I'm a research engineer working on a natural language processing project, and while I have a solid grasp of the basics of transformer architectures in deep learning, I'm struggling to efficiently scale our model for a much larger, multilingual dataset without hitting major memory and training time constraints. We're using a standard encoder-decoder setup, but I suspect our attention mechanisms or layer configurations aren't optimized. For others who have implemented transformers at scale, what architectural modifications or training tricks have you found most effective for improving efficiency? How do you decide between techniques like model parallelism, knowledge distillation, or switching to more recent efficient attention variants when dealing with practical resource limitations?

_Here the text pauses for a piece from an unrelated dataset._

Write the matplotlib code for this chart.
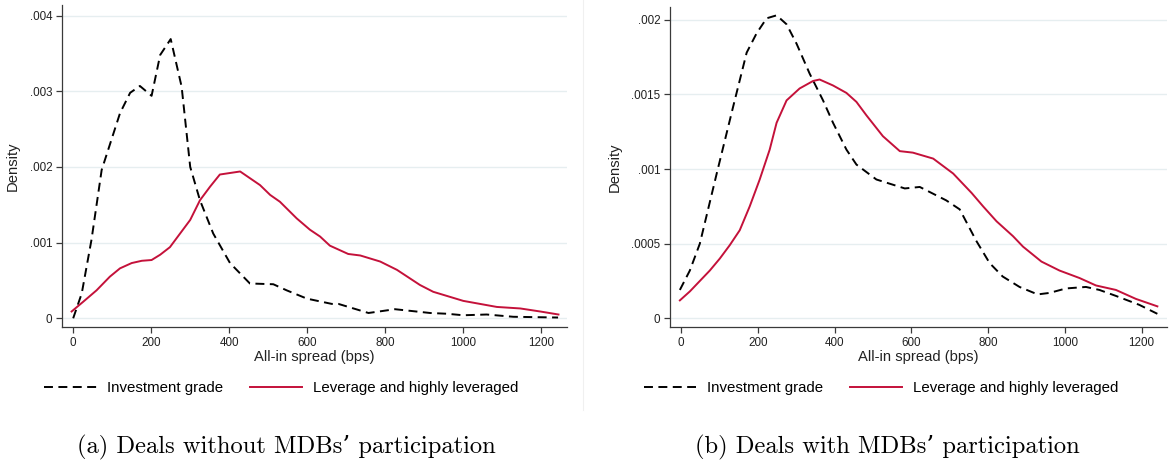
import matplotlib
matplotlib.use("Agg")
import matplotlib.pyplot as plt
from matplotlib.lines import Line2D

plt.rcParams['font.family'] = ['Liberation Sans', 'DejaVu Sans']

# ---------------- data ----------------
# Panel (a): deals without MDBs' participation
a_ig_x = [0, 22, 47, 73, 120, 146, 171, 201, 223, 250, 278, 300, 325, 359, 402, 453,
          513, 547, 599, 663, 680, 757, 825, 915, 958, 1000, 1060, 1128, 1243]
a_ig_y = [0.0, 0.00033, 0.00104, 0.00196, 0.00271, 0.00298, 0.00307, 0.00294, 0.00348,
          0.00369, 0.00306, 0.00200, 0.00156, 0.00112, 0.00073, 0.00046, 0.00045, 0.00037,
          0.00026, 0.00019, 0.00019, 0.00007, 0.00012, 0.00007, 0.00006, 0.00004, 0.00005,
          0.00002, 0.00001]
a_lev_x = [-4, 26, 60, 94, 120, 150, 176, 201, 223, 248, 274, 300, 325, 351, 376, 402, 428,
           479, 505, 530, 573, 607, 633, 658, 705, 736, 787, 830, 889, 923, 1000, 1086,
           1146, 1197, 1244]
a_lev_y = [0.00009, 0.00022, 0.00037, 0.00055, 0.00066, 0.00073, 0.00076, 0.00077, 0.00084,
           0.00094, 0.00112, 0.00130, 0.00156, 0.00174, 0.00190, 0.00192, 0.00194, 0.00176,
           0.00163, 0.00154, 0.00132, 0.00117, 0.00108, 0.00096, 0.00085, 0.00083, 0.00075,
           0.00064, 0.00044, 0.00035, 0.00023, 0.00015, 0.00013, 0.00009, 0.00005]

# Panel (b): deals with MDBs' participation
b_ig_x = [-3, 23, 49, 93, 136, 171, 197, 223, 249, 275, 301, 335, 370, 396, 431, 457, 509,
          583, 622, 691, 726, 769, 804, 838, 882, 929, 960, 1003, 1055, 1090, 1133, 1194, 1241]
b_ig_y = [0.00019, 0.00032, 0.00050, 0.00097, 0.00142, 0.00178, 0.00191, 0.00201, 0.00203,
          0.00197, 0.00184, 0.00164, 0.00146, 0.00131, 0.00113, 0.00103, 0.00093, 0.00087,
          0.00088, 0.00079, 0.00073, 0.00052, 0.00037, 0.00028, 0.00021, 0.00016, 0.00017,
          0.00020, 0.00021, 0.00019, 0.00015, 0.00009, 0.00003]
b_lev_x = [-3, 23, 49, 75, 101, 127, 153, 179, 205, 231, 249, 275, 309, 344, 361, 396, 431,
           457, 483, 526, 570, 604, 657, 709, 757, 787, 822, 865, 891, 939, 986, 1038, 1081,
           1133, 1185, 1241]
b_lev_y = [0.00012, 0.00018, 0.00025, 0.00032, 0.00040, 0.00049, 0.00059, 0.00075, 0.00093,
           0.00113, 0.00131, 0.00146, 0.00154, 0.00159, 0.00160, 0.00156, 0.00151, 0.00145,
           0.00136, 0.00122, 0.00112, 0.00111, 0.00107, 0.00097, 0.00084, 0.00075, 0.00065,
           0.00055, 0.00048, 0.00038, 0.00032, 0.00027, 0.00022, 0.00019, 0.00013, 0.00008]

x_ticks = [0, 200, 400, 600, 800, 1000, 1200]
a_yticks = [0, 0.001, 0.002, 0.003, 0.004]
a_ylabels = ['0', '.001', '.002', '.003', '.004']
b_yticks = [0, 0.0005, 0.001, 0.0015, 0.002]
b_ylabels = ['0', '.0005', '.001', '.0015', '.002']

series_names = ['Investment grade', 'Leverage and highly leveraged']
captions = ["(a) Deals without MDBs\u2019 participation", "(b) Deals with MDBs\u2019 participation"]

# ---------------- styling ----------------
RED = '#c4113a'
GRID = '#e6eef0'
SPINE = '#3a3a3a'
FS_TICK = 8.4
FS_LAB = 10.6
FS_LEG = 10.8

fig = plt.figure(figsize=(11.74, 4.68), dpi=100)
ax_a = fig.add_axes([0.0528, 0.3013, 0.4302, 0.6880])
ax_b = fig.add_axes([0.5707, 0.3013, 0.4233, 0.6838])


def style(ax, ig_x, ig_y, lev_x, lev_y, yticks, ylabels, ylim):
    ax.plot(ig_x, ig_y, color='black', lw=1.4, dashes=(4.6, 2.8), label=series_names[0])
    ax.plot(lev_x, lev_y, color=RED, lw=1.4, label=series_names[1])
    ax.set_xlim(-28.7, 1266)
    ax.set_ylim(*ylim)
    ax.set_xticks(x_ticks)
    ax.set_xticklabels([str(t) for t in x_ticks], fontsize=FS_TICK)
    ax.set_yticks(yticks)
    ax.set_yticklabels(ylabels, fontsize=FS_TICK)
    for y in yticks:
        ax.axhline(y, color=GRID, lw=1.0, zorder=0)
    for s in ['top', 'right']:
        ax.spines[s].set_visible(False)
    for s in ['left', 'bottom']:
        ax.spines[s].set_color(SPINE)
        ax.spines[s].set_linewidth(0.9)
    ax.tick_params(axis='both', direction='out', length=4, width=0.9, color=SPINE,
                   labelcolor='#222222', pad=3)
    ax.set_xlabel('All-in spread (bps)', fontsize=FS_LAB, labelpad=1, color='#222222')
    ax.set_ylabel('Density', fontsize=FS_LAB, labelpad=7, color='#222222')


style(ax_a, a_ig_x, a_ig_y, a_lev_x, a_lev_y, a_yticks, a_ylabels, (-0.000115, 0.00414))
style(ax_b, b_ig_x, b_ig_y, b_lev_x, b_lev_y, b_yticks, b_ylabels, (-0.0000583, 0.002086))

for ax, x0 in [(ax_a, 0.0375), (ax_b, 0.5485)]:
    ax.legend(loc='center left', bbox_to_anchor=(x0, 1 - 388 / 468),
              bbox_transform=fig.transFigure, ncol=2, frameon=False, fontsize=FS_LEG,
              handlelength=3.5, handletextpad=0.72, columnspacing=1.75, borderaxespad=0,
              borderpad=0)

# faint divider between panels
fig.add_artist(Line2D([583 / 1174, 583 / 1174], [1 - 410 / 468, 1.0],
                      transform=fig.transFigure, color='#f0f0f0', lw=0.8))

fig.text(286 / 1174, 1 - 447 / 468, captions[0], family=['cmr10', 'DejaVu Serif'],
         fontsize=17.7, ha='center', va='center')
fig.text(887 / 1174, 1 - 447 / 468, captions[1], family=['cmr10', 'DejaVu Serif'],
         fontsize=17.7, ha='center', va='center')

fig.savefig('out.png', dpi=100)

You're not alone—scaling multilingual transformers is frustrating. My practical starter kit: enable mixed-precision (FP16/BF16), turn on gradient checkpointing to cut memory, and use gradient accumulation to mimic bigger batches. Start with a smaller multilingual base (like mBERT/XLM-R) to profile; then introduce adapters (language-specific or task-specific) so you don't rebuild from scratch.
Biggest architectural decision is data vs model parallelism. In production-scale, I used model parallelism (tensor parallelism with Megatron-like partitioning) plus a small amount of data parallelism; DeepSpeed ZeRO can dramatically reduce memory footprints. If you’re not going whole-hog, Hugging Face's accelerate + DeepSpeed/ZeroRedundancy can help parallelize with less boilerplate. Phase approach: pilot on 2-3 languages, then scale.
Efficient attention options: for long sequences, longformer-style local attention or BigBird, or kernel-based approaches like Performer; each has accuracy tradeoffs. For multilingual with many scripts, you may want to test a hybrid: keep full attention on short inputs, switch to efficient attention on longer contexts. In practice, implementers sometimes see 1-2 pt drop in BLEU/chrF on long texts, but big gains in memory/time. Also consider FlashAttention to speed up existing attention on supported GPUs.
Distillation: train a large teacher model on multilingual data, then student distillation to a smaller model. Use language-balanced sampling, maybe per-language adapters for efficiency. Sequence-level or token-level distillation helps maintain translation quality across languages. Align vocab to avoid OOV; check tradeoffs between speed and accuracy.
Other tricks: quantization (int8) for inference after fine-tuning; pruning low-importance weights if needed; adapters to avoid full finetune; cache KV states for decoding; use dynamic batching; profiling to identify bottlenecks. Also watch data pipeline: pre-tokenization, caching, and sharding matters as much as model.